In contrast, numerous CIA, FBI and military interrogators insist that they neither want nor need such authority. Even John Negroponte, director of national intelligence, recently declined to support the vice president's claim that harsh tactics produce actionable intelligence.

As one veteran interrogator said, "The only thing torture guarantees is pain -- and sometimes death." Of the more than 80 deaths of detainees in U.S. custody, the Pentagon has classified 27 as criminal homicides. At least seven of those people were tortured to death. And dead men don't talk. So if cruelty and abuse are not the key to unlocking the secrets enemy prisoners hold, why the pitched battle against McCain?

The answer is executive power. Since 9/11, the administration has claimed sweeping authority for the president to fight terrorism, and has vigorously opposed any challenge by either Congress or the courts to the powers of the commander in chief in wartime. The McCain fight is the latest chapter in this four-year struggle, which tests the fundamental principle of separation of powers. A victory for the McCain amendment will help reaffirm an essential part of our constitutional system -- securing checks and balances over the executive branch.

As passage of the McCain amendment appears more likely, the White House is now lobbying to shield from liability CIA agents who may have already abused prisoners in interrogation This concern for covert operatives is in sharp contrast to the long prison terms low-ranking soldiers are now serving for similar abuses. But these soldiers, whose actions are governed by military law, were not given advance approval to engage in the abuse. The CIA apparently was.

In its war on terror, the administration has sought to portray certain people as somehow beneath the law and therefore unworthy of humane treatment. Now Congress is finally taking a closer look at the administration's claim that some are above the law. Let's hope Congress holds its ground. Nothing less than the country's founding principles are at stake.

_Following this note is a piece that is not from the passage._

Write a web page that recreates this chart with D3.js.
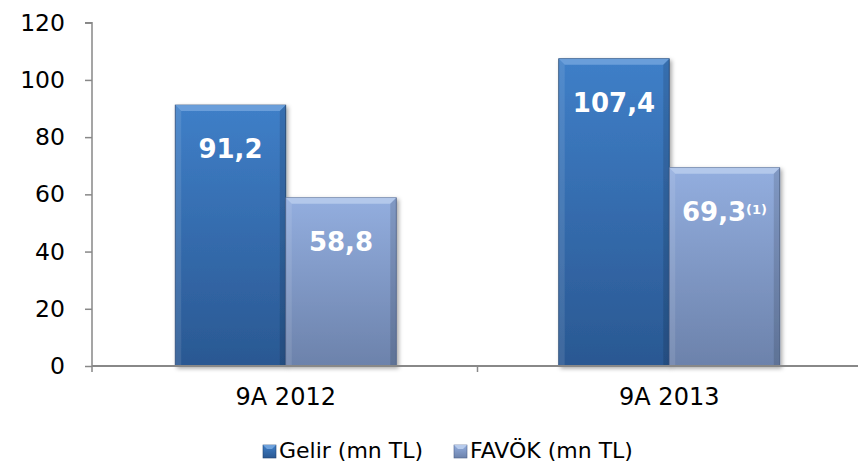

Time is running out for the torture lobby. The question, as McCain puts it, of "who we are" will likely be decided in the coming weeks. Are we a people who reject the inhumanity depicted in the Abu Ghraib photos and many more serious cases of abuse that cameras didn't capture? Or are we -- as Cheney says we must be -- willing to go to the "dark side" to fight terrorism?

The question is a momentous one. Our answer will not only define the national character for years to come but will affect -- in ways we may not yet fully understand -- our ability to defeat the terrorist enemy who has precipitated this moral crisis.